Israel’s announcement of it’s largest agricultural land seizure since 2014 has drawn harsh criticism from Palestinian and Western authorities. Palestine officials announced they would push for a UN resolution decrying Israeli settlement policies.

“Settlement activities are a violation of international law and run counter to the public pronouncements of the government of Israel supporting a two-state solution to the conflict,” UN Secretary General Ban Ki-moon said in a statement.

The move follows diplomatic clashes this week between Washington and Jerusalem, as US ambassador to Israel Dan Shapiro angered Israeli state representatives by issuing a statement that the US was concerned and perplexed by Israel’s West Bank policy.

“We believe they’re fundamentally incompatible with a two-state solution and call into question, frankly, the Israeli government’s commitment to a two-state solution,” deputy State Department spokesman Mark Toner said on Wednesday.
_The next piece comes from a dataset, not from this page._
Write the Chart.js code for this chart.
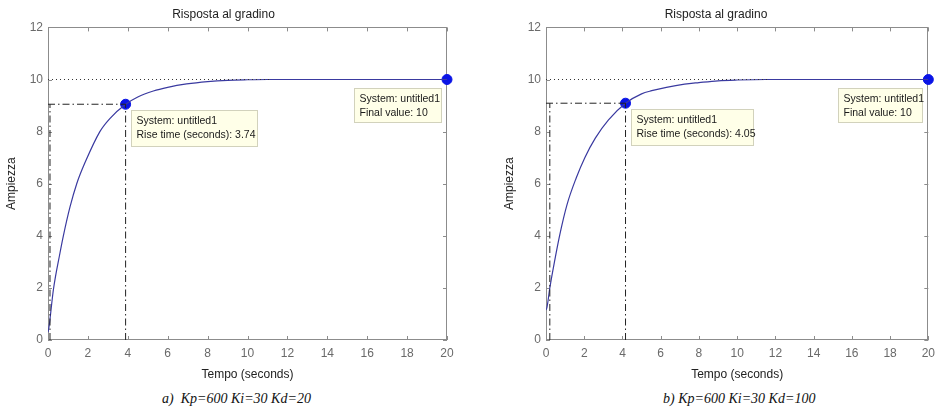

In a move certain to bite the hand that feeds, Israeli forces destroyed six housing structures in the West Bank that were part of a project funded by a humanitarian arm of the EU. The structures were intended for Bedouins living in an area between Jerusalem and the Dead Sea, locally known as E1. Israeli construction in the area would split the West Bank, cutting Palestinians off from East Jerusalem, the city they seek to make their capital.

Israeli officials have not responded to global condemnation of the demolitions and incipient annexation, but Prime Minister Benjamin Netanyahu suggested last week that EU construction in the area, whether humanitarian or otherwise, was not legal.

“They’re building without authorization, against the accepted rules, and there’s a clear attempt to create political realities,” he remarked to media.

To justify the seizure of land, Israel has previously used an 1858 Ottoman law stipulating that land that lies uncultivated for a specific period of time can revert to government property.

Territories that Israel intends to appropriate are part of the land Palestinians claim for the recognition of their independent state in the West Bank, Gaza and East Jerusalem; areas Israel seized in the 1967 Six-Day War.